The company announced an unexpected profit in the second quarter and lifted its outlook for 2014.
Earnings news from ConAgra Foods was not as encouraging as the company missed first-quarter earnings per share expectations.
The company warned earlier in September that profits would come in below expectations, sending its shares lower.
But the early warning was unable to save ConAgra shares from falling 4 per cent on Thursday to $30.80, now down 11.8 per cent on the past month.
Online coupon issuer Groupon benefited from a Stifel Nicolaus upgrade to “buy” from “hold”. Shares in the company added 9.1 per cent to $12.60.
Home furnishings retailer Pier 1 Imports also fell after earnings missed analysts’ forecasts. The company also scaled back its 2014 forecast. Pier 1 shares fell 13.9 per cent to $20.33.
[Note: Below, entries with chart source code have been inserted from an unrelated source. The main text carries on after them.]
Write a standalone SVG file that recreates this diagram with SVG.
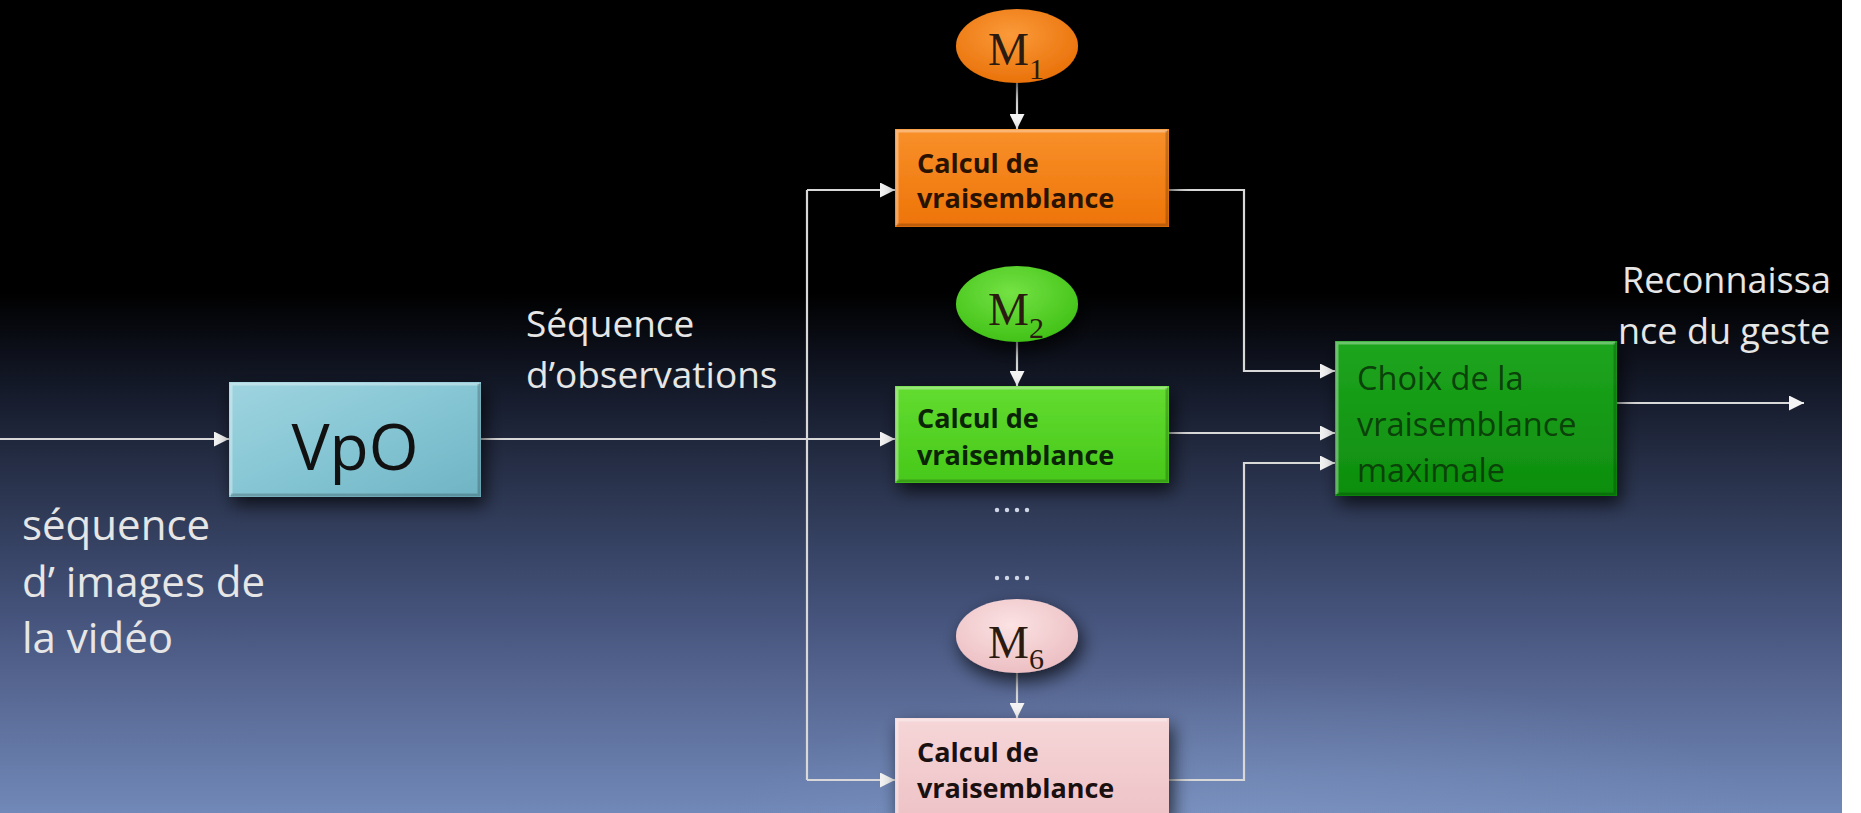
<svg xmlns="http://www.w3.org/2000/svg" width="1861" height="813" viewBox="0 0 1861 813">
<defs>
<linearGradient id="bg" x1="0" y1="0" x2="0" y2="1">
<stop offset="0" stop-color="#000000"/>
<stop offset="0.36" stop-color="#000000"/>
<stop offset="0.47" stop-color="#131827"/>
<stop offset="0.6" stop-color="#2a344e"/>
<stop offset="0.75" stop-color="#44527a"/>
<stop offset="0.87" stop-color="#5b6c98"/>
<stop offset="1" stop-color="#7189b8"/>
</linearGradient>
<radialGradient id="glow" cx="0.5" cy="0.5" r="0.5">
<stop offset="0" stop-color="#8fa6d2" stop-opacity="0.3"/>
<stop offset="1" stop-color="#8fa6d2" stop-opacity="0"/>
</radialGradient>
<linearGradient id="gOrange" x1="0" y1="0" x2="0" y2="1">
<stop offset="0" stop-color="#f8902a"/>
<stop offset="1" stop-color="#ee7408"/>
</linearGradient>
<linearGradient id="gGreen" x1="0" y1="0" x2="0" y2="1">
<stop offset="0" stop-color="#62dc30"/>
<stop offset="1" stop-color="#47c81a"/>
</linearGradient>
<linearGradient id="gPink" x1="0" y1="0" x2="0" y2="1">
<stop offset="0" stop-color="#f6d6d8"/>
<stop offset="1" stop-color="#eec3c7"/>
</linearGradient>
<linearGradient id="gTeal" x1="0" y1="0" x2="1" y2="1">
<stop offset="0" stop-color="#9fd4e0"/>
<stop offset="0.5" stop-color="#86c6d4"/>
<stop offset="1" stop-color="#6fb4c4"/>
</linearGradient>
<linearGradient id="gDark" x1="0" y1="0" x2="0" y2="1">
<stop offset="0" stop-color="#1ea51e"/>
<stop offset="1" stop-color="#0e8e0e"/>
</linearGradient>
<radialGradient id="eOrange" cx="0.45" cy="0.35" r="0.65">
<stop offset="0" stop-color="#fb9a3a"/>
<stop offset="1" stop-color="#e9720a"/>
</radialGradient>
<radialGradient id="eGreen" cx="0.45" cy="0.35" r="0.65">
<stop offset="0" stop-color="#74e244"/>
<stop offset="1" stop-color="#42c218"/>
</radialGradient>
<radialGradient id="ePink" cx="0.45" cy="0.35" r="0.65">
<stop offset="0" stop-color="#fbe2e3"/>
<stop offset="1" stop-color="#ecbfc3"/>
</radialGradient>
<filter id="shadow" x="-20%" y="-20%" width="150%" height="160%">
<feDropShadow dx="4" dy="8" stdDeviation="9" flood-color="#000000" flood-opacity="0.7"/>
</filter>
<marker id="arrow" viewBox="0 0 14 14" refX="14" refY="7" markerWidth="16" markerHeight="15" markerUnits="userSpaceOnUse" orient="auto">
<path d="M0,0 L14,7 L0,14 z" fill="#f4f4f4"/>
</marker>
</defs>
<style>
.conn{fill:none;stroke:#d8d8d8;stroke-width:2.2;}
.lbl{font-family:"Open Sans","Noto Sans",sans-serif;fill:#e6e6e6;}
.calc{font-family:"Open Sans","Noto Sans",sans-serif;font-weight:700;font-size:27px;}
.m{font-family:"Liberation Serif","Times New Roman",serif;fill:#2a1a10;}
.bevel{fill:none;stroke:#ffffff;stroke-opacity:0.35;stroke-width:3;}
.bevdark{fill:none;stroke:#000000;stroke-opacity:0.2;stroke-width:3;}
.dot{fill:#cfd6e6;}
</style>
<rect x="0" y="0" width="1861" height="813" fill="url(#bg)"/>
<ellipse cx="1250" cy="830" rx="520" ry="160" fill="url(#glow)"/>
<rect x="1842" y="0" width="19" height="813" fill="#ffffff"/>

<g id="connectors">
<path class="conn" d="M0,439 H229" marker-end="url(#arrow)"/>
<path class="conn" d="M481,439 H895" marker-end="url(#arrow)"/>
<path class="conn" d="M807,190 V780"/>
<path class="conn" d="M807,190 H895" marker-end="url(#arrow)"/>
<path class="conn" d="M807,780 H895" marker-end="url(#arrow)"/>
<path class="conn" d="M1017,83 V129" marker-end="url(#arrow)"/>
<path class="conn" d="M1017,342 V386" marker-end="url(#arrow)"/>
<path class="conn" d="M1017,673 V718" marker-end="url(#arrow)"/>
<path class="conn" d="M1169,190 H1244 V371 H1335" marker-end="url(#arrow)"/>
<path class="conn" d="M1169,433 H1335" marker-end="url(#arrow)"/>
<path class="conn" d="M1169,780 H1244 V463 H1335" marker-end="url(#arrow)"/>
<path class="conn" d="M1617,403 H1804" marker-end="url(#arrow)"/>
</g>

<g id="vpo">
<rect x="229" y="382" width="252" height="115" fill="url(#gTeal)" filter="url(#shadow)"/>
<path class="bevel" d="M231,495 V384 H479"/>
<path class="bevdark" d="M231,495 H479 V384"/>
<text x="355" y="470" text-anchor="middle" font-family="'Open Sans','Noto Sans',sans-serif" font-size="64" fill="#111111">VpO</text>
</g>

<g id="label-input">
<text class="lbl" font-size="42"><tspan x="22" y="540">séquence</tspan><tspan x="22" y="597">d’ images de</tspan><tspan x="22" y="653">la vidéo</tspan></text>
</g>

<g id="label-obs">
<text class="lbl" font-size="37"><tspan x="526" y="337">Séquence</tspan><tspan x="526" y="388">d’observations</tspan></text>
</g>

<g id="m1">
<ellipse cx="1017" cy="46" rx="61" ry="37" fill="url(#eOrange)" filter="url(#shadow)"/>
<text class="m" x="988" y="65" font-size="46">M<tspan font-size="30" dy="14">1</tspan></text>
</g>
<g id="calc1">
<rect x="895" y="129" width="274" height="98" fill="url(#gOrange)" filter="url(#shadow)"/>
<path class="bevel" d="M897,225 V131 H1167"/>
<path class="bevdark" d="M897,225 H1167 V131"/>
<text class="calc" fill="#2a1200"><tspan x="917" y="173">Calcul de</tspan><tspan x="917" y="208">vraisemblance</tspan></text>
</g>

<g id="m2">
<ellipse cx="1017" cy="304" rx="61" ry="38" fill="url(#eGreen)" filter="url(#shadow)"/>
<text class="m" x="988" y="325" font-size="46" fill="#0e2a06">M<tspan font-size="30" dy="13">2</tspan></text>
</g>
<g id="calc2">
<rect x="895" y="386" width="274" height="97" fill="url(#gGreen)" filter="url(#shadow)"/>
<path class="bevel" d="M897,481 V388 H1167"/>
<path class="bevdark" d="M897,481 H1167 V388"/>
<text class="calc" fill="#0c2406"><tspan x="917" y="428">Calcul de</tspan><tspan x="917" y="465">vraisemblance</tspan></text>
</g>

<g id="dots">
<circle class="dot" cx="997" cy="510" r="2.2"/>
<circle class="dot" cx="1007" cy="510" r="2.2"/>
<circle class="dot" cx="1017" cy="510" r="2.2"/>
<circle class="dot" cx="1027" cy="510" r="2.2"/>
<circle class="dot" cx="997" cy="578" r="2.2"/>
<circle class="dot" cx="1007" cy="578" r="2.2"/>
<circle class="dot" cx="1017" cy="578" r="2.2"/>
<circle class="dot" cx="1027" cy="578" r="2.2"/>
</g>

<g id="m6">
<ellipse cx="1017" cy="636" rx="61" ry="37" fill="url(#ePink)" filter="url(#shadow)"/>
<text class="m" x="988" y="658" font-size="46" fill="#1a1010">M<tspan font-size="30" dy="11">6</tspan></text>
</g>
<g id="calc6">
<rect x="895" y="718" width="274" height="98" fill="url(#gPink)" filter="url(#shadow)"/>
<path class="bevel" d="M897,816 V720 H1167"/>
<text class="calc" fill="#1a1010"><tspan x="917" y="762">Calcul de</tspan><tspan x="917" y="798">vraisemblance</tspan></text>
</g>

<g id="choix">
<rect x="1335" y="341" width="282" height="155" fill="url(#gDark)" filter="url(#shadow)"/>
<path class="bevel" d="M1337,494 V343 H1615"/>
<path class="bevdark" d="M1337,494 H1615 V343"/>
<text font-family="'Open Sans','Noto Sans',sans-serif" font-size="32.5" fill="#0a420a"><tspan x="1357" y="390">Choix de la</tspan><tspan x="1357" y="436">vraisemblance</tspan><tspan x="1357" y="482">maximale</tspan></text>
</g>

<g id="label-out">
<text class="lbl" font-size="36" x="1622" y="293">Reconnaissa</text>
<text class="lbl" font-size="36" x="1618" y="344">nce du geste</text>
</g>
</svg>
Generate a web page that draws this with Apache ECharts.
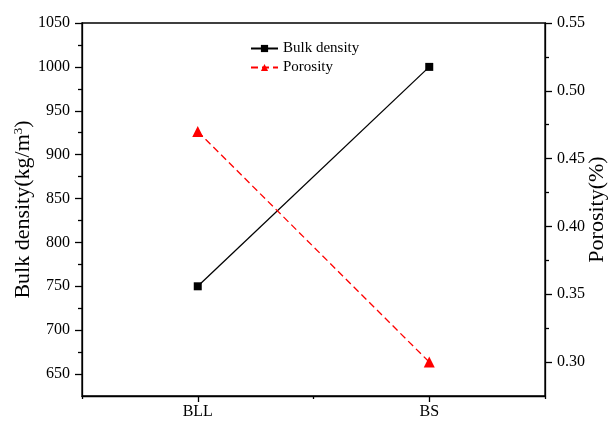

JPMorgan Chase shares were down 1.2 per cent to $52.75 after news broke that the bank would face $920m in fines related to the London “Whale” trading losses.
The bank has endured a variety of scandals in 2013, including a $410m settlement for charges of rigging power markets, and faces a $6bn penalty over allegations that it missold securities to government-backed mortgage companies.
Despite these difficulties, JPMorgan shares are up 20 per cent on the year to date.
Shares of electric carmarker Tesla hit another high, up 7 per cent to $177.92.
Deutsche Bank raised its price target on Tesla shares to $200 from $160 while chief executive Elon Musk has stated publicly that the company will pursue the production of automated cars that require little human direction – a technology he believes will be ready within three years.